The Paradise Garage never chased mainstream success. The membership model kept the crowd self-selected — people who understood what the space was for and treated it accordingly.

Word spread through the community, never through advertising. The Garage’s reputation reached London, Berlin, Chicago, and Tokyo long before the internet existed to carry it there. Musicians, producers, and DJs would make pilgrimages just to stand in that room and listen.

That exclusivity also served as protection. Inside, the crowd could be fully themselves — at a time in New York’s history when that wasn’t always possible outside.

The Night That Never Ended

In September 1987, the landlord sold the building. The Paradise Garage had to close.

Larry Levan played the final night. He started at midnight. He didn’t stop until three o’clock the following afternoon — fourteen hours of music as a farewell to the room that had made him and the crowd that had made it all possible.

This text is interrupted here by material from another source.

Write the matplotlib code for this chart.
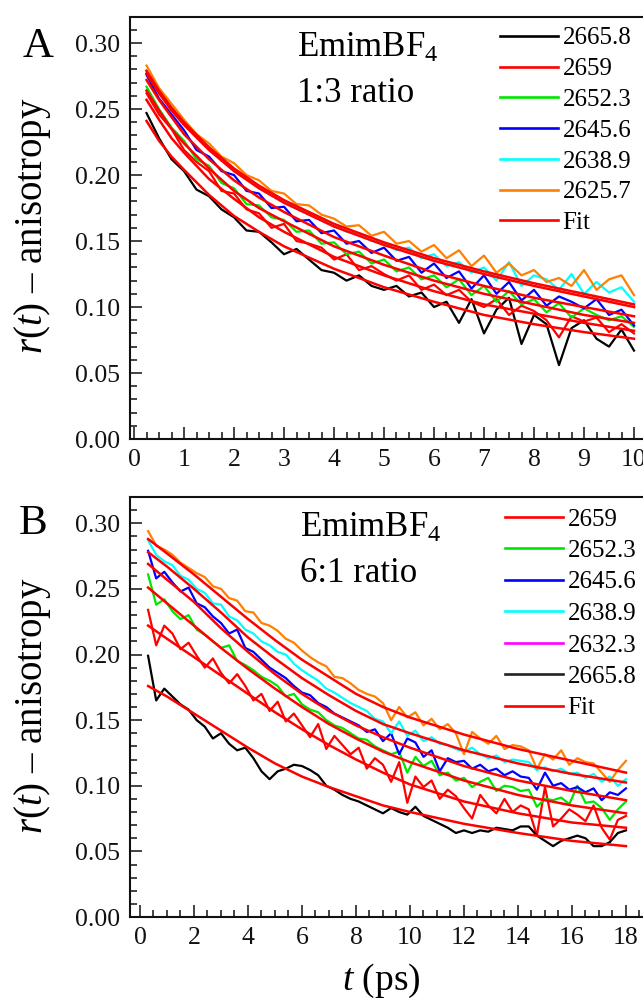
import numpy as np
import matplotlib
matplotlib.use('Agg')
import matplotlib.pyplot as plt
from matplotlib.lines import Line2D
from matplotlib.ticker import MultipleLocator

plt.rcParams['font.family'] = ['Liberation Serif', 'DejaVu Serif']
plt.rcParams['mathtext.fontset'] = 'custom'
plt.rcParams['mathtext.rm'] = 'Liberation Serif'
plt.rcParams['mathtext.it'] = 'Liberation Serif:italic'

# ---------------- panel A (1:3 ratio) ----------------
t_a = np.round(np.arange(1, 41) * 0.25, 2)
a_2665_8 = [0.247, 0.228, 0.212, 0.203, 0.189, 0.184, 0.174, 0.168, 0.158, 0.157,
            0.149, 0.140, 0.144, 0.136, 0.128, 0.126, 0.120, 0.124, 0.116, 0.113,
            0.116, 0.108, 0.111, 0.100, 0.104, 0.088, 0.106, 0.080, 0.098, 0.107,
            0.072, 0.094, 0.087, 0.056, 0.084, 0.090, 0.076, 0.070, 0.083, 0.067]
a_2659 = [0.262, 0.246, 0.235, 0.219, 0.210, 0.203, 0.188, 0.186, 0.174, 0.171,
          0.160, 0.163, 0.150, 0.148, 0.145, 0.136, 0.140, 0.128, 0.131, 0.125,
          0.120, 0.124, 0.113, 0.117, 0.109, 0.113, 0.104, 0.100, 0.106, 0.094,
          0.101, 0.097, 0.090, 0.077, 0.093, 0.089, 0.092, 0.081, 0.087, 0.080]
a_2652_3 = [0.267, 0.250, 0.236, 0.226, 0.212, 0.207, 0.194, 0.190, 0.178, 0.177,
            0.168, 0.166, 0.157, 0.158, 0.148, 0.149, 0.140, 0.142, 0.133, 0.136,
            0.127, 0.130, 0.121, 0.124, 0.115, 0.121, 0.109, 0.116, 0.104, 0.112,
            0.102, 0.106, 0.096, 0.103, 0.092, 0.099, 0.094, 0.090, 0.093, 0.085]
a_2645_6 = [0.276, 0.258, 0.246, 0.234, 0.219, 0.214, 0.203, 0.200, 0.188, 0.186,
            0.175, 0.176, 0.165, 0.166, 0.156, 0.158, 0.148, 0.150, 0.141, 0.145,
            0.135, 0.138, 0.126, 0.133, 0.122, 0.127, 0.114, 0.124, 0.110, 0.119,
            0.105, 0.113, 0.101, 0.108, 0.104, 0.099, 0.106, 0.094, 0.098, 0.086]
a_2638_9 = [0.279, 0.264, 0.251, 0.240, 0.229, 0.221, 0.212, 0.204, 0.198, 0.190,
            0.186, 0.180, 0.175, 0.171, 0.166, 0.163, 0.157, 0.156, 0.150, 0.149,
            0.143, 0.145, 0.137, 0.140, 0.131, 0.134, 0.126, 0.130, 0.120, 0.134,
            0.116, 0.124, 0.121, 0.113, 0.125, 0.110, 0.119, 0.111, 0.115, 0.104]
a_2625_7 = [0.283, 0.266, 0.254, 0.242, 0.231, 0.224, 0.214, 0.209, 0.200, 0.196,
            0.188, 0.186, 0.178, 0.177, 0.170, 0.167, 0.161, 0.162, 0.154, 0.157,
            0.148, 0.150, 0.142, 0.147, 0.137, 0.143, 0.131, 0.139, 0.126, 0.133,
            0.124, 0.128, 0.119, 0.122, 0.116, 0.128, 0.113, 0.121, 0.124, 0.109]

tfit_a = [0.25, 0.5, 0.75, 1, 1.5, 2, 2.5, 3, 4, 5, 6, 7, 8, 9, 10]
fits_a = [
    [0.279, 0.264, 0.251, 0.240, 0.221, 0.205, 0.192, 0.181, 0.163, 0.149, 0.137, 0.127, 0.118, 0.110, 0.102],
    [0.277, 0.262, 0.249, 0.238, 0.219, 0.203, 0.190, 0.179, 0.161, 0.147, 0.135, 0.125, 0.116, 0.108, 0.100],
    [0.272, 0.257, 0.244, 0.231, 0.212, 0.196, 0.183, 0.172, 0.153, 0.139, 0.126, 0.116, 0.107, 0.100, 0.093],
    [0.264, 0.249, 0.235, 0.224, 0.205, 0.188, 0.175, 0.165, 0.146, 0.132, 0.120, 0.110, 0.102, 0.094, 0.088],
    [0.257, 0.242, 0.228, 0.217, 0.197, 0.182, 0.168, 0.157, 0.138, 0.124, 0.112, 0.102, 0.095, 0.088, 0.082],
    [0.241, 0.226, 0.214, 0.204, 0.185, 0.169, 0.157, 0.146, 0.129, 0.115, 0.104, 0.094, 0.087, 0.081, 0.076],
]

# ---------------- panel B (6:1 ratio) ----------------
t_b = np.round(np.arange(1, 61) * 0.3, 2)
b_2659 = [0.234, 0.207, 0.222, 0.216, 0.204, 0.209, 0.199, 0.190, 0.197, 0.186,
          0.178, 0.185, 0.176, 0.165, 0.170, 0.157, 0.164, 0.149, 0.155, 0.146,
          0.137, 0.147, 0.128, 0.138, 0.131, 0.124, 0.129, 0.113, 0.121, 0.116,
          0.103, 0.118, 0.087, 0.107, 0.099, 0.104, 0.090, 0.097, 0.092, 0.083,
          0.075, 0.093, 0.085, 0.079, 0.090, 0.080, 0.085, 0.082, 0.062, 0.099,
          0.069, 0.075, 0.082, 0.078, 0.073, 0.085, 0.068, 0.059, 0.074, 0.077]
b_2652_3 = [0.261, 0.238, 0.242, 0.233, 0.227, 0.230, 0.219, 0.215, 0.210, 0.205,
            0.207, 0.195, 0.192, 0.188, 0.183, 0.180, 0.176, 0.168, 0.170, 0.162,
            0.158, 0.156, 0.150, 0.146, 0.144, 0.140, 0.136, 0.135, 0.130, 0.127,
            0.124, 0.126, 0.110, 0.122, 0.115, 0.119, 0.108, 0.110, 0.104, 0.106,
            0.099, 0.103, 0.106, 0.096, 0.100, 0.099, 0.096, 0.097, 0.084, 0.090,
            0.089, 0.091, 0.086, 0.100, 0.087, 0.088, 0.083, 0.074, 0.082, 0.088]
b_2645_6 = [0.279, 0.258, 0.263, 0.255, 0.248, 0.251, 0.239, 0.236, 0.229, 0.224,
            0.216, 0.219, 0.205, 0.202, 0.196, 0.190, 0.186, 0.182, 0.176, 0.171,
            0.169, 0.163, 0.160, 0.155, 0.152, 0.149, 0.146, 0.141, 0.143, 0.134,
            0.140, 0.124, 0.136, 0.133, 0.122, 0.127, 0.111, 0.121, 0.118, 0.119,
            0.113, 0.116, 0.111, 0.113, 0.108, 0.111, 0.107, 0.106, 0.097, 0.110,
            0.100, 0.102, 0.097, 0.099, 0.095, 0.098, 0.089, 0.095, 0.093, 0.098]
b_2638_9 = [0.287, 0.276, 0.271, 0.268, 0.260, 0.257, 0.250, 0.247, 0.239, 0.238,
            0.229, 0.226, 0.219, 0.216, 0.210, 0.207, 0.202, 0.200, 0.193, 0.188,
            0.184, 0.180, 0.174, 0.171, 0.167, 0.163, 0.160, 0.157, 0.151, 0.149,
            0.140, 0.149, 0.138, 0.142, 0.134, 0.137, 0.132, 0.131, 0.128, 0.126,
            0.129, 0.124, 0.121, 0.123, 0.118, 0.120, 0.119, 0.118, 0.112, 0.114,
            0.111, 0.113, 0.109, 0.110, 0.106, 0.109, 0.103, 0.107, 0.100, 0.105]
b_2632_3 = [0.294, 0.283, 0.280, 0.276, 0.270, 0.266, 0.262, 0.259, 0.252, 0.250,
            0.243, 0.241, 0.233, 0.232, 0.224, 0.222, 0.218, 0.212, 0.209, 0.203,
            0.198, 0.194, 0.191, 0.183, 0.182, 0.178, 0.173, 0.170, 0.168, 0.163,
            0.150, 0.160, 0.152, 0.156, 0.146, 0.151, 0.143, 0.147, 0.140, 0.124,
            0.141, 0.136, 0.132, 0.138, 0.128, 0.131, 0.130, 0.127, 0.113, 0.124,
            0.120, 0.127, 0.116, 0.121, 0.118, 0.117, 0.110, 0.103, 0.112, 0.119]
b_2665_8 = [0.199, 0.165, 0.174, 0.168, 0.162, 0.158, 0.150, 0.145, 0.136, 0.140,
            0.132, 0.127, 0.129, 0.121, 0.111, 0.105, 0.111, 0.113, 0.116, 0.115,
            0.112, 0.108, 0.100, 0.097, 0.093, 0.090, 0.088, 0.085, 0.082, 0.079,
            0.083, 0.080, 0.078, 0.084, 0.077, 0.074, 0.071, 0.068, 0.064, 0.066,
            0.064, 0.066, 0.065, 0.068, 0.067, 0.066, 0.069, 0.069, 0.062, 0.058,
            0.054, 0.058, 0.060, 0.062, 0.060, 0.054, 0.054, 0.057, 0.064, 0.066]

tfit_b = [0.3, 1, 2, 3, 4, 5, 6, 7, 8, 9, 10, 12, 14, 16, 18]
fits_b = [
    [0.288, 0.277, 0.261, 0.244, 0.227, 0.211, 0.196, 0.183, 0.170, 0.160, 0.152, 0.139, 0.128, 0.119, 0.110],
    [0.278, 0.267, 0.250, 0.232, 0.213, 0.197, 0.182, 0.169, 0.157, 0.147, 0.140, 0.127, 0.117, 0.109, 0.1025],
    [0.269, 0.257, 0.240, 0.220, 0.202, 0.185, 0.170, 0.157, 0.146, 0.137, 0.129, 0.115, 0.104, 0.096, 0.089],
    [0.251, 0.239, 0.222, 0.205, 0.189, 0.174, 0.160, 0.147, 0.136, 0.126, 0.118, 0.104, 0.093, 0.085, 0.079],
    [0.222, 0.212, 0.198, 0.184, 0.170, 0.156, 0.143, 0.131, 0.120, 0.110, 0.101, 0.088, 0.079, 0.072, 0.068],
    [0.176, 0.168, 0.155, 0.142, 0.129, 0.117, 0.107, 0.099, 0.092, 0.085, 0.080, 0.071, 0.064, 0.058, 0.054],
]

BLACK, RED, GREEN, BLUE = '#000000', '#ff0000', '#00e600', '#0000ff'
CYAN, ORANGE, MAGENTA = '#00ffff', '#ff8000', '#ff00ff'
LW = 1.6

fig = plt.figure(figsize=(6.43, 10.01), dpi=100)
W, H = 643.0, 1001.0
axA = fig.add_axes([130 / W, 1 - 439 / H, 520 / W, 422.3 / H])
axB = fig.add_axes([130 / W, 1 - 917 / H, 520 / W, 420 / H])


def style_axes(ax, xlim, xmajor, xminor):
    ax.set_xlim(*xlim)
    ax.set_ylim(0, 0.32)
    ax.xaxis.set_major_locator(MultipleLocator(xmajor))
    ax.xaxis.set_minor_locator(MultipleLocator(xminor))
    ax.yaxis.set_major_locator(MultipleLocator(0.05))
    ax.yaxis.set_minor_locator(MultipleLocator(0.01))
    ax.yaxis.set_major_formatter(plt.FormatStrFormatter('%.2f'))
    ax.tick_params(which='both', direction='in', top=False, right=False,
                   width=1.1, labelsize=18.5, colors='#111111')
    ax.tick_params(which='major', length=8.5, pad=7)
    ax.tick_params(which='minor', length=5)
    for sp in ax.spines.values():
        sp.set_linewidth(1.5)
        sp.set_color('#111111')


# panel A
series_a = [(a_2665_8, BLACK, '2665.8'), (a_2659, RED, '2659'), (a_2652_3, GREEN, '2652.3'),
            (a_2645_6, BLUE, '2645.6'), (a_2638_9, CYAN, '2638.9'), (a_2625_7, ORANGE, '2625.7')]
for vals, col, lab in series_a:
    axA.plot(t_a, vals, color=col, lw=LW)
for f in fits_a:
    axA.plot(tfit_a, f, color=RED, lw=LW + 0.2)
style_axes(axA, (-0.08, 10.32), 1, 0.25)
handles_a = [Line2D([], [], color=c, lw=LW + 0.3) for _, c, _ in series_a] + [Line2D([], [], color=RED, lw=LW + 0.3)]
labels_a = [l for _, _, l in series_a] + ['Fit']
axA.legend(handles_a, labels_a, loc='upper left', bbox_to_anchor=(500 / W, 1 - 27 / H),
           bbox_transform=fig.transFigure, frameon=False, fontsize=18, handlelength=2.3,
           handletextpad=0.2, labelspacing=0.33, borderpad=0, borderaxespad=0)

# panel B
series_b = [(b_2659, RED), (b_2652_3, GREEN), (b_2645_6, BLUE), (b_2638_9, CYAN),
            (b_2632_3, ORANGE), (b_2665_8, BLACK)]
for vals, col in series_b:
    axB.plot(t_b, vals, color=col, lw=LW)
for f in fits_b:
    axB.plot(tfit_b, f, color=RED, lw=LW + 0.2)
style_axes(axB, (-0.37, 18.89), 2, 0.5)
labels_b = ['2659', '2652.3', '2645.6', '2638.9', '2632.3', '2665.8', 'Fit']
colors_b = [RED, GREEN, BLUE, CYAN, MAGENTA, '#222222', RED]
handles_b = [Line2D([], [], color=c, lw=LW + 0.3) for c in colors_b]
axB.legend(handles_b, labels_b, loc='upper left', bbox_to_anchor=(505 / W, 1 - 508 / H),
           bbox_transform=fig.transFigure, frameon=False, fontsize=18, handlelength=2.3,
           handletextpad=0.2, labelspacing=0.36, borderpad=0, borderaxespad=0)

# text
fig.text(297 / W, 1 - 57 / H, r'EmimBF$_4$', fontsize=25, ha='left', va='baseline')
fig.text(297 / W, 1 - 102 / H, '1:3 ratio', fontsize=25, ha='left', va='baseline')
fig.text(300 / W, 1 - 537 / H, r'EmimBF$_4$', fontsize=25, ha='left', va='baseline')
fig.text(300 / W, 1 - 582 / H, '6:1 ratio', fontsize=25, ha='left', va='baseline')
fig.text(38 / W, 1 - 47 / H, 'A', fontsize=31, ha='center', va='center')
fig.text(33 / W, 1 - 524 / H, 'B', fontsize=31, ha='center', va='center')
fig.text(33 / W, 1 - 226 / H, r'$r(t)$ – anisotropy', fontsize=28, rotation=90,
         ha='center', va='center')
fig.text(33 / W, 1 - 706 / H, r'$r(t)$ – anisotropy', fontsize=28, rotation=90,
         ha='center', va='center')
fig.text(381 / W, 1 - 981 / H, r'$t$ (ps)', fontsize=27, ha='center', va='center')

fig.savefig('out.png', dpi=100)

People wept on the dance floor. Those who were there described it as something between a celebration and a funeral. Some said they’ve never experienced anything like it since.

The Harlem rent parties of the 1920s had shown that Black New Yorkers could build something sacred and communal out of almost nothing. The Paradise Garage was a different generation doing the same thing — and losing it in the same painful way.

What’s There Now

84 King Street is an unremarkable building today. There is no plaque. No historical marker. No acknowledgment of what once happened on that block.

Larry Levan died in 1992 at the age of 38, just five years after the final set. He never found another room like the Garage. He never stopped looking.

The Chelsea church that became New York’s most notorious nightclub got all the headlines in the years that followed. The Paradise Garage never sought them. It was never about being famous. It was about the music, the room, and the people in it.

What it wanted was simpler: a space where the sound was perfect, the crowd was free, and the night could last as long as it needed to.

Fourteen hours. That’s how long Larry Levan played on the last night. It still wasn’t enough.